Kale, Swiss chard, Brussels sprouts, cauliflower, parsnips, beets:
After years of being forgotten, feared, distained, dismissed, each of these veggies is having its moment of redemption. They all have found their way back onto the restaurant menu and everyday dinner table, in creative delectable ways.
We’re no longer surprised by roasted Brussels sprouts, pan-seared cauliflower steaks, or parsnip puree.
I had to laugh, when I went to a modern diner that offered “The Obligatory Kale Salad.”
We’re in the midst of a vegetable renaissance.
So, here’s my latest discovery I’d like to share: beet hummus.
(Upon viewing my gleaming magenta bowl, friend Steve jokingly declared, “There’s no such thing as beet hummus.”)
Well, yes. In part, it’s all in a name—although I have seen some recipes that puree the root vegetable with hummus essentials chick peas and tahini.
But I decided those might overshadow the earthy-sweet complexity of the beets.
Plus, by themselves, beets possess enough body to make a thick, hummus-like dip. So, I made mine in simpler fashion, relying on another middle Eastern staple, Sumac, to give it tangy depth.
(You can find sumac at most global markets and some grocery stores such as Whole Foods.)
After you’ve cooked (you may either boil or roast ’em–whichever works for you at the moment!) and chilled your beets, you’ll pulse them in a food processor with garlic, lemon juice and zest, sumac, ginger, salt, red pepper flakes and olive oil.
Healthful and delicious and, in its way, beautiful.
If you want add a little more pizzazz to the batch, top the ruby churn with crumbled goat cheese and chopped scallions. Or toasted walnuts. Sesame seeds. Cilantro.
Serve with crackers or pitas.
But wait, one more thing!
Don’t pitch your beets’ leafy green tops into the compost bin. Not only delicious, beet greens are rich in vitamins and minerals. More iron than spinach. More nutritional value than the root!
You can saute them in a bit of olive oil and garlic, as you would with Swiss chard, or finely cut and marinate them for a salad, as you would kale.
The leaves make a mighty fine pesto, too. I’ve included that recipe below. Use it in any applications that call for traditional pesto. The simpler, the better: Spread over flatbread and topped with roasted vegetables or tossed over penne, coating the warm pasta with garlicky-green piquancy.
Following the way of The Third Plate, use the whole beet.
2-3 garlic cloves
1 lemon for zest and juice
1 tablespoon sumac
1 tablespoon fresh ginger
1 teaspoon salt
1/2 teaspoon red pepper flakes
1/4-1/3 cup olive oil
1-2 ounces crumbled goat cheese
1 green onion, finely chopped
Place cooked and chilled beets into the bowl of a food processor fitted with the steel blade.

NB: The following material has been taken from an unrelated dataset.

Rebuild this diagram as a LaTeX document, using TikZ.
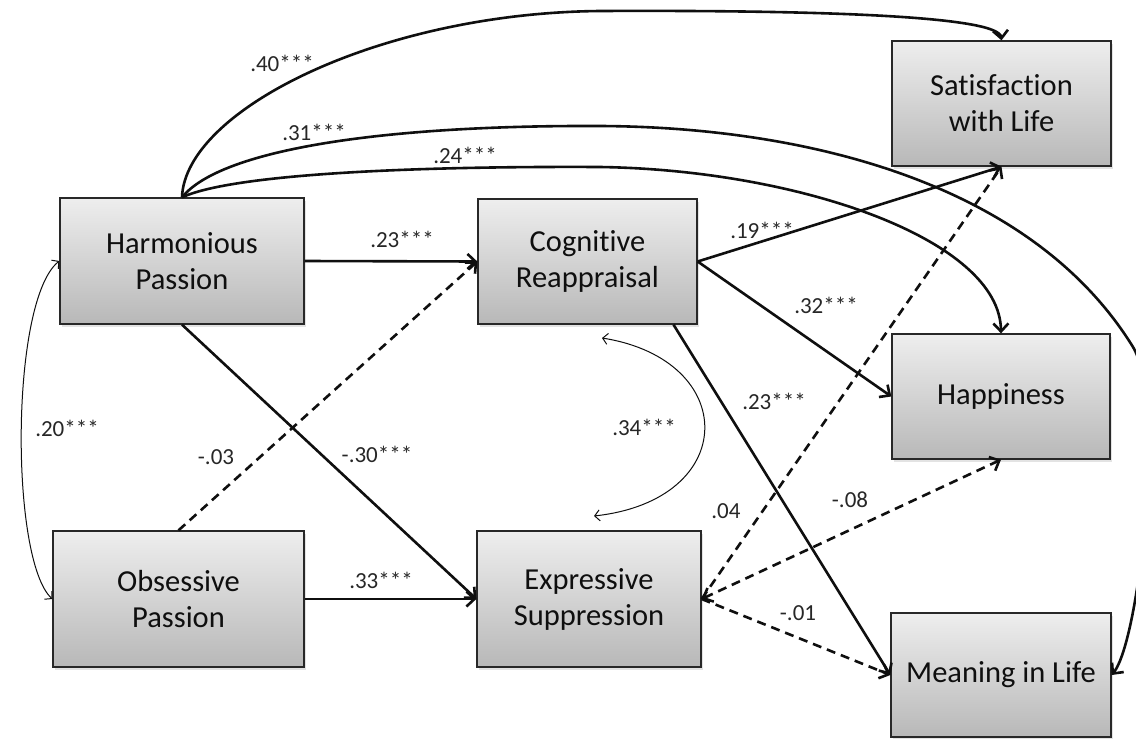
\documentclass[tikz,border=0pt]{standalone}
\usepackage{fontspec}
\setmainfont[Ligatures=NoCommon]{Carlito}
\usetikzlibrary{arrows.meta,shadows,calc}
\definecolor{boxtop}{RGB}{238,238,238}
\definecolor{boxbot}{RGB}{184,184,184}
\definecolor{boxline}{RGB}{40,40,40}
\definecolor{ink}{RGB}{15,15,15}
\begin{document}
\begin{tikzpicture}[x=1pt,y=-1pt,
  box/.style={draw=boxline, line width=1.3pt, top color=boxtop, bottom color=boxbot,
    drop shadow={opacity=0.22, shadow xshift=2pt, shadow yshift=-3pt},
    align=center, inner sep=0pt, text=ink, font=\fontsize{30.5}{36}\selectfont},
  lnk/.style={draw=ink, line width=2.6pt, -{Straight Barb[length=8pt,width=15pt]}},
  dlnk/.style={lnk, dash pattern=on 9pt off 6pt},
  both/.style={{Straight Barb[length=8pt,width=15pt]}-{Straight Barb[length=8pt,width=15pt]}},
  cor/.style={draw=ink, line width=1pt,
    {Straight Barb[length=5pt,width=11pt]}-{Straight Barb[length=5pt,width=11pt]}},
  lbl/.style={font=\fontsize{23}{27}\selectfont, text=ink!90, inner sep=0pt}]

\clip (0,0) rectangle (1136,739);
\fill[white] (0,0) rectangle (1136,739);

% variables
\node[box, minimum width=244pt, minimum height=126pt] (hp)  at (182,261)   {Harmonious\\Passion};
\node[box, minimum width=251pt, minimum height=136pt] (op)  at (178.5,599) {Obsessive\\Passion};
\node[box, minimum width=219pt, minimum height=125pt] (cr)  at (587.5,261.5) {Cognitive\\Reappraisal};
\node[box, minimum width=224pt, minimum height=136pt] (es)  at (589,599)   {Expressive\\Suppression};
\node[box, minimum width=219pt, minimum height=125pt] (swl) at (1001.5,103.5) {Satisfaction\\with Life};
\node[box, minimum width=218pt, minimum height=125pt] (hap) at (1001,396.5) {Happiness};
\node[box, minimum width=220pt, minimum height=124pt] (mil) at (1001,675)   {Meaning in Life};

% anchor points off the node centres
\coordinate (crs) at ($(cr.south)+(86,0)$);
\coordinate (ca) at (602,338);
\coordinate (cb) at (594,516);

% direct paths from harmonious passion to the outcomes
\draw[lnk] (hp.north) .. controls (185,110) and (380,13) .. (600,11)
           .. controls (820,10) and (999,16) .. (swl.north);
\draw[lnk] (hp.north) .. controls (220,150) and (380,125) .. (600,126)
           .. controls (800,127) and (1030,180) .. (1133,347)
           .. controls (1165,400) and (1140,640) .. (mil.east);
\draw[lnk] (hp.north) .. controls (230,175) and (400,166) .. (600,167)
           .. controls (800,170) and (1000,240) .. (hap.north);

% passions to regulation strategies
\draw[lnk]  (hp.east)  -- (cr.west);
\draw[dlnk] (op.north) -- (cr.west);
\draw[lnk]  (hp.south) -- (es.west);
\draw[lnk]  (op.east)  -- (es.west);

% regulation strategies to outcomes
\draw[lnk]  (cr.east) -- (swl.south);
\draw[lnk]  (cr.east) -- (hap.west);
\draw[lnk]  (crs)     -- (mil.west);
\draw[dlnk] (es.east) -- (swl.south);
\draw[dlnk, both] (es.east) -- (hap.south);
\draw[dlnk] (es.east) -- (mil.west);

% correlations
\draw[cor] (op.west) .. controls (10,560) and (10,300) .. (hp.west);
\draw[cor] (ca) .. controls (740,360) and (740,500) .. (cb);

% coefficients
\node[lbl] (l40) at (282,63)  {.40***};
\node[lbl] (l31) at (314,132) {.31***};
\node[lbl] (l24) at (465,155) {.24***};
\node[lbl] (l23a) at (402,239) {.23***};
\node[lbl] (l20) at (67,428)  {.20***};
\node[lbl] (l03) at (216,457) {-.03};
\node[lbl] (l30) at (377,454) {-.30***};
\node[lbl] (l19) at (762,230) {.19***};
\node[lbl] (l32) at (826,305) {.32***};
\node[lbl] (l23b) at (774,401) {.23***};
\node[lbl] (l34) at (644,427) {.34***};
\node[lbl] (l33) at (381,580) {.33***};
\node[lbl] (l04) at (726,511) {.04};
\node[lbl] (l08) at (850,500) {-.08};
\node[lbl] (l01) at (798,613) {-.01};
\end{tikzpicture}
\end{document}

Add garlic cloves, lemon zest and juice, fresh ginger pieces, sumac, salt, and red pepper flakes. Pulse until the ingredients are chopped up together. Continue to pulse while pouring in the olive oil.
Taste and adjust for seasonings–for salt, citrus, and peppery heat.
Spoon into a serving bowl. Topped with crumbled goat cheese, chopped green onion, and any remaining lemon zest.
Drizzle the top with olive oil and serve with crackers, toasted flatbread, or pita chips.
BEET GREEN PESTO
1 bundle fresh beet greens, saved from 1 bunch fresh beets–washed and dried
2 cloves garlic
1 green onion–green and white parts
1/4 cup pine nuts
1/4 cup grated pecorino romano
2 tablespoons fresh lemon juice
1/2 teaspoon salt
1/4 teaspoon red pepper flakes
1/2 cup olive oil
Place all of the ingredients into the bowl of a food processor fitted with the steel blade.
Pulse, occasionally scraping the sides of the bowl. Taste for salt and pepper.
Place into a clean jar. Cover and refrigerate. Makes 1 1/2 cups.